**SET TASK**
Take the lines from the head of the listing through the one bearing "POST_SC_Y = [2.6, 4.7, 6.1, 8.6, 11.1, 12.4, 13.9]" and copy them exactly, leaving every picture out.

-------- AVAILABLE DATA

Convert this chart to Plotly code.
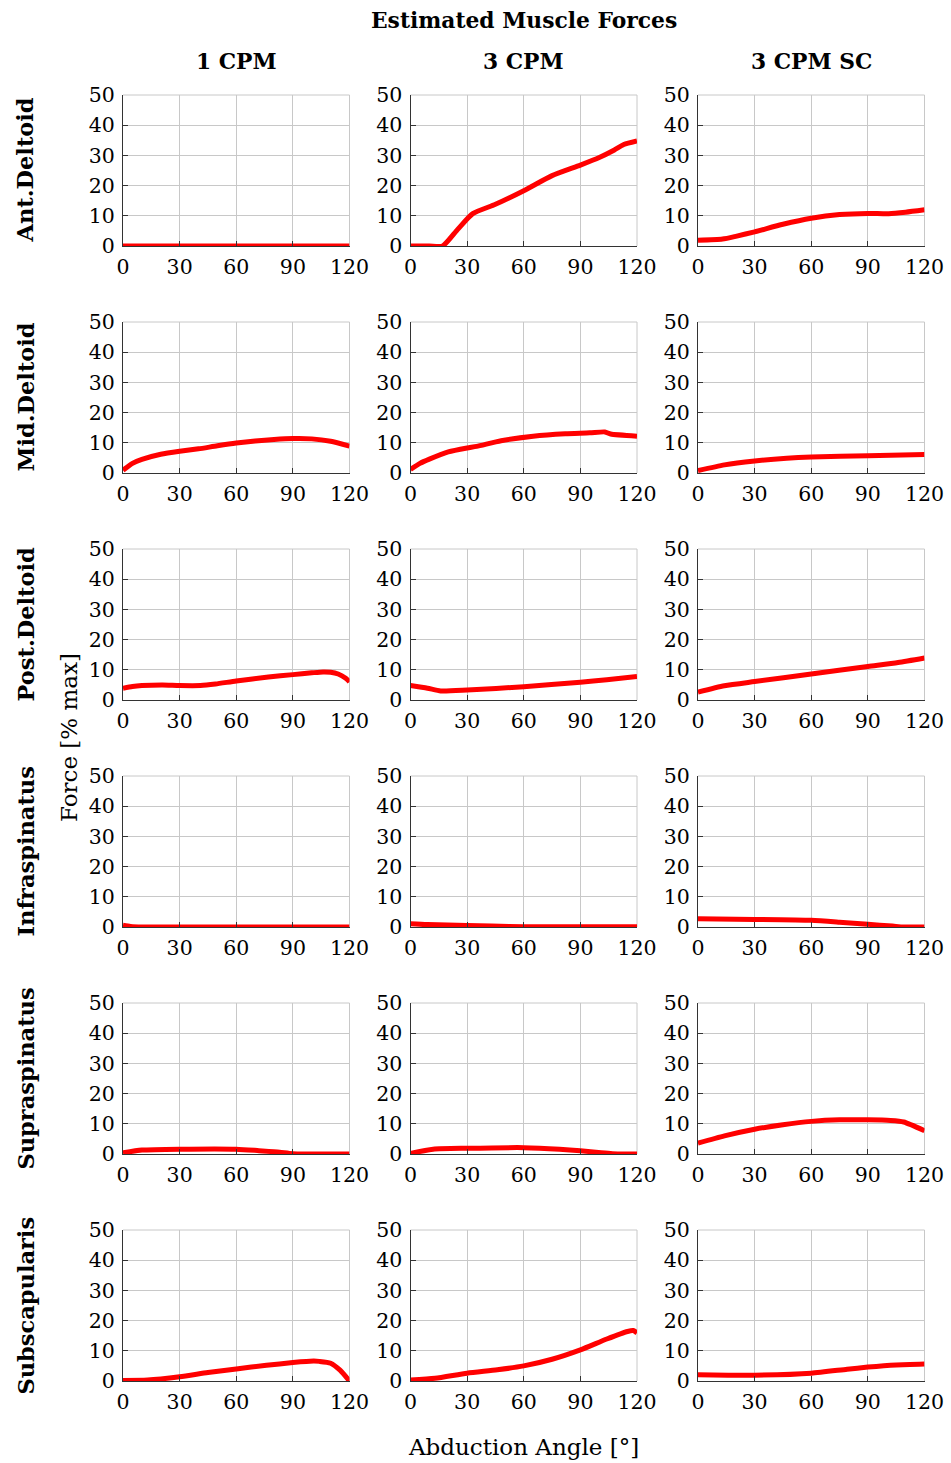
import plotly.graph_objects as go

# Column (model) and row (muscle) names
MODELS = ["1 CPM", "3 CPM", "3 CPM SC"]
MUSCLES = ["Ant.Deltoid", "Mid.Deltoid", "Post.Deltoid",
           "Infraspinatus", "Supraspinatus", "Subscapularis"]

X_TICKS = [0, 30, 60, 90, 120]
Y_TICKS = [0, 10, 20, 30, 40, 50]

# Anterior deltoid
ANT_1CPM_X = [0, 30, 60, 90, 120]
ANT_1CPM_Y = [0, 0, 0, 0, 0]
ANT_3CPM_X = [0, 10, 17, 25, 33, 45, 60, 75, 90, 100, 108, 113, 120]
ANT_3CPM_Y = [0, 0, 0, 5.5, 10.7, 13.8, 18.3, 23.3, 26.8, 29.3, 31.8, 33.6, 34.8]
ANT_SC_X = [0, 13, 20, 30, 45, 60, 75, 90, 101, 110, 120]
ANT_SC_Y = [1.9, 2.3, 3.2, 4.7, 7.2, 9.2, 10.4, 10.8, 10.7, 11.2, 12.0]

# Middle deltoid
MID_1CPM_X = [0, 5, 10, 20, 30, 40, 50, 60, 70, 80, 90, 100, 110, 120]
MID_1CPM_Y = [0.9, 3.2, 4.5, 6.2, 7.2, 8.0, 9.0, 9.9, 10.6, 11.1, 11.4, 11.3, 10.5, 8.9]
MID_3CPM_X = [0, 5, 10, 20, 30, 35, 48, 65, 82, 95, 103, 106, 120]
MID_3CPM_Y = [1.2, 3.2, 4.6, 7.0, 8.3, 8.8, 10.7, 12.2, 13.0, 13.3, 13.6, 12.9, 12.2]
MID_SC_X = [0, 14, 30, 47, 60, 90, 120]
MID_SC_Y = [0.8, 2.7, 4.0, 4.9, 5.3, 5.7, 6.1]

# Posterior deltoid
POST_1CPM_X = [0, 5, 10, 21, 30, 41, 49, 60, 77, 90, 100, 106, 110, 114, 118, 120]
POST_1CPM_Y = [3.9, 4.5, 4.8, 5.0, 4.8, 4.8, 5.3, 6.3, 7.6, 8.4, 9.0, 9.3, 9.2, 8.6, 7.2, 6.0]
POST_3CPM_X = [0, 9, 16, 30, 60, 90, 104, 120]
POST_3CPM_Y = [4.8, 3.9, 3.0, 3.3, 4.4, 5.9, 6.7, 7.8]
POST_SC_X = [0, 14, 30, 60, 90, 106, 120]
POST_SC_Y = [2.6, 4.7, 6.1, 8.6, 11.1, 12.4, 13.9]

# Infraspinatus
INFRA_1CPM_X = [0, 4, 10, 120]
INFRA_1CPM_Y = [0.6, 0.2, 0, 0]
INFRA_3CPM_X = [0, 9, 30, 43, 60, 120]
INFRA_3CPM_Y = [1.1, 0.8, 0.5, 0.3, 0.1, 0.1]
INFRA_SC_X = [0, 30, 60, 75, 90, 103, 109, 120]
INFRA_SC_Y = [2.7, 2.5, 2.2, 1.6, 0.9, 0.3, 0, 0]

# Supraspinatus
SUPRA_1CPM_X = [0, 10, 30, 60, 72, 83, 90, 120]
SUPRA_1CPM_Y = [0.4, 1.3, 1.6, 1.6, 1.1, 0.6, 0.1, 0]
SUPRA_3CPM_X = [0, 12, 30, 60, 79, 90, 101, 107, 120]
SUPRA_3CPM_Y = [0.2, 1.6, 1.9, 2.1, 1.6, 1.1, 0.4, 0.1, 0]
SUPRA_SC_X = [0, 14, 30, 45, 60, 75, 90, 102, 109, 120]
SUPRA_SC_Y = [3.6, 6.0, 8.2, 9.7, 10.8, 11.3, 11.3, 11.1, 10.6, 7.7]

# Subscapularis
SUBSC_1CPM_X = [0, 13, 30, 45, 60, 76, 90, 101, 104, 110, 115, 120]
SUBSC_1CPM_Y = [0.2, 0.3, 1.4, 2.8, 4.0, 5.2, 6.1, 6.6, 6.5, 5.9, 3.6, 0]
SUBSC_3CPM_X = [0, 13, 30, 46, 60, 75, 90, 104, 115, 118, 120]
SUBSC_3CPM_Y = [0.3, 0.9, 2.6, 3.7, 5.0, 7.2, 10.3, 13.9, 16.4, 16.7, 15.9]
SUBSC_SC_X = [0, 16, 30, 60, 79, 90, 105, 120]
SUBSC_SC_Y = [2.1, 1.9, 1.9, 2.6, 3.9, 4.6, 5.3, 5.6]

SERIES = [
    [(ANT_1CPM_X, ANT_1CPM_Y), (ANT_3CPM_X, ANT_3CPM_Y), (ANT_SC_X, ANT_SC_Y)],
    [(MID_1CPM_X, MID_1CPM_Y), (MID_3CPM_X, MID_3CPM_Y), (MID_SC_X, MID_SC_Y)],
    [(POST_1CPM_X, POST_1CPM_Y), (POST_3CPM_X, POST_3CPM_Y), (POST_SC_X, POST_SC_Y)],
    [(INFRA_1CPM_X, INFRA_1CPM_Y), (INFRA_3CPM_X, INFRA_3CPM_Y), (INFRA_SC_X, INFRA_SC_Y)],
    [(SUPRA_1CPM_X, SUPRA_1CPM_Y), (SUPRA_3CPM_X, SUPRA_3CPM_Y), (SUPRA_SC_X, SUPRA_SC_Y)],
    [(SUBSC_1CPM_X, SUBSC_1CPM_Y), (SUBSC_3CPM_X, SUBSC_3CPM_Y), (SUBSC_SC_X, SUBSC_SC_Y)],
]

# Page geometry (pixels)
W, H = 951, 1463
COL_LEFT = [123, 410.5, 698]
PLOT_W = 226.5
ROW_TOP = [95, 322, 549, 776, 1003, 1230]
PLOT_H = 151

FONT = "DejaVu Serif"
GRID = "#c8c8c8"
AXIS = "#333333"

fig = go.Figure()
annotations = []
shapes = []

for r in range(6):
    for c in range(3):
        idx = r * 3 + c + 1
        xa = "xaxis" if idx == 1 else f"xaxis{idx}"
        ya = "yaxis" if idx == 1 else f"yaxis{idx}"
        xref = "x" if idx == 1 else f"x{idx}"
        yref = "y" if idx == 1 else f"y{idx}"
        x0 = COL_LEFT[c] / W
        x1 = (COL_LEFT[c] + PLOT_W) / W
        y1 = 1 - ROW_TOP[r] / H
        y0 = 1 - (ROW_TOP[r] + PLOT_H) / H
        fig.layout[xa] = dict(
            domain=[x0, x1], anchor=yref, range=[0, 120], automargin=False,
            tickvals=X_TICKS, ticks="inside", ticklen=5, tickcolor=AXIS,
            ticklabelstandoff=2,
            showgrid=True, gridcolor=GRID, gridwidth=1,
            showline=True, linecolor=AXIS, linewidth=1, zeroline=False,
            tickfont=dict(family=FONT, size=20.5, color="black"),
            fixedrange=True,
        )
        fig.layout[ya] = dict(
            domain=[y0, y1], anchor=xref, range=[0, 50], automargin=False,
            tickvals=Y_TICKS, ticks="inside", ticklen=5, tickcolor=AXIS,
            ticklabelstandoff=3,
            showgrid=True, gridcolor=GRID, gridwidth=1,
            showline=True, linecolor=AXIS, linewidth=1, zeroline=False,
            tickfont=dict(family=FONT, size=20.5, color="black"),
            fixedrange=True,
        )
        xs, ys = SERIES[r][c]
        fig.add_trace(go.Scatter(
            x=xs, y=ys, mode="lines", xaxis=xref, yaxis=yref,
            line=dict(color="#ff0000", width=5, shape="spline", smoothing=0.6),
            showlegend=False, hoverinfo="skip",
        ))
        # light frame on the top and right edges
        shapes.append(dict(type="line", xref=f"{xref} domain", yref=f"{yref} domain",
                           x0=0, x1=1, y0=1, y1=1, line=dict(color=GRID, width=1),
                           layer="below"))
        shapes.append(dict(type="line", xref=f"{xref} domain", yref=f"{yref} domain",
                           x0=1, x1=1, y0=0, y1=1, line=dict(color=GRID, width=1),
                           layer="below"))

# Row labels (muscle names)
for r, name in enumerate(MUSCLES):
    yc = 1 - (ROW_TOP[r] + PLOT_H / 2) / H
    annotations.append(dict(
        text=f"<b>{name}</b>", x=25 / W, y=yc, xref="paper", yref="paper",
        xanchor="center", yanchor="middle", textangle=-90, showarrow=False,
        font=dict(family=FONT, size=22.5, color="black"),
    ))

# Column titles (models)
for c, name in enumerate(MODELS):
    xc = (COL_LEFT[c] + PLOT_W / 2) / W
    annotations.append(dict(
        text=f"<b>{name}</b>", x=xc, y=1 - 61 / H, xref="paper", yref="paper",
        xanchor="center", yanchor="middle", showarrow=False,
        font=dict(family=FONT, size=21.8, color="black"),
    ))

# Overall title
annotations.append(dict(
    text="<b>Estimated Muscle Forces</b>", x=(COL_LEFT[0] + COL_LEFT[2] + PLOT_W) / 2 / W,
    y=1 - 21 / H, xref="paper", yref="paper", xanchor="center", yanchor="middle",
    showarrow=False, font=dict(family=FONT, size=21.8, color="black"),
))

# Shared axis titles
annotations.append(dict(
    text="Force [% max]", x=69 / W, y=1 - 738 / H, xref="paper", yref="paper",
    xanchor="center", yanchor="middle", textangle=-90, showarrow=False,
    font=dict(family=FONT, size=23, color="black"),
))
annotations.append(dict(
    text="Abduction Angle [°]", x=(COL_LEFT[0] + COL_LEFT[2] + PLOT_W) / 2 / W,
    y=1 - 1447 / H, xref="paper", yref="paper", xanchor="center", yanchor="middle",
    showarrow=False, font=dict(family=FONT, size=23, color="black"),
))

fig.update_layout(
    width=W, height=H, margin=dict(l=0, r=0, t=0, b=0, autoexpand=False),
    paper_bgcolor="white", plot_bgcolor="white",
    annotations=annotations, shapes=shapes,
    font=dict(family=FONT, color="black"),
)

fig.write_html("out.html")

----------------

**FINAL ANSWER**
Convert this chart to Plotly code.
import plotly.graph_objects as go

# Column (model) and row (muscle) names
MODELS = ["1 CPM", "3 CPM", "3 CPM SC"]
MUSCLES = ["Ant.Deltoid", "Mid.Deltoid", "Post.Deltoid",
           "Infraspinatus", "Supraspinatus", "Subscapularis"]

X_TICKS = [0, 30, 60, 90, 120]
Y_TICKS = [0, 10, 20, 30, 40, 50]

# Anterior deltoid
ANT_1CPM_X = [0, 30, 60, 90, 120]
ANT_1CPM_Y = [0, 0, 0, 0, 0]
ANT_3CPM_X = [0, 10, 17, 25, 33, 45, 60, 75, 90, 100, 108, 113, 120]
ANT_3CPM_Y = [0, 0, 0, 5.5, 10.7, 13.8, 18.3, 23.3, 26.8, 29.3, 31.8, 33.6, 34.8]
ANT_SC_X = [0, 13, 20, 30, 45, 60, 75, 90, 101, 110, 120]
ANT_SC_Y = [1.9, 2.3, 3.2, 4.7, 7.2, 9.2, 10.4, 10.8, 10.7, 11.2, 12.0]

# Middle deltoid
MID_1CPM_X = [0, 5, 10, 20, 30, 40, 50, 60, 70, 80, 90, 100, 110, 120]
MID_1CPM_Y = [0.9, 3.2, 4.5, 6.2, 7.2, 8.0, 9.0, 9.9, 10.6, 11.1, 11.4, 11.3, 10.5, 8.9]
MID_3CPM_X = [0, 5, 10, 20, 30, 35, 48, 65, 82, 95, 103, 106, 120]
MID_3CPM_Y = [1.2, 3.2, 4.6, 7.0, 8.3, 8.8, 10.7, 12.2, 13.0, 13.3, 13.6, 12.9, 12.2]
MID_SC_X = [0, 14, 30, 47, 60, 90, 120]
MID_SC_Y = [0.8, 2.7, 4.0, 4.9, 5.3, 5.7, 6.1]

# Posterior deltoid
POST_1CPM_X = [0, 5, 10, 21, 30, 41, 49, 60, 77, 90, 100, 106, 110, 114, 118, 120]
POST_1CPM_Y = [3.9, 4.5, 4.8, 5.0, 4.8, 4.8, 5.3, 6.3, 7.6, 8.4, 9.0, 9.3, 9.2, 8.6, 7.2, 6.0]
POST_3CPM_X = [0, 9, 16, 30, 60, 90, 104, 120]
POST_3CPM_Y = [4.8, 3.9, 3.0, 3.3, 4.4, 5.9, 6.7, 7.8]
POST_SC_X = [0, 14, 30, 60, 90, 106, 120]
POST_SC_Y = [2.6, 4.7, 6.1, 8.6, 11.1, 12.4, 13.9]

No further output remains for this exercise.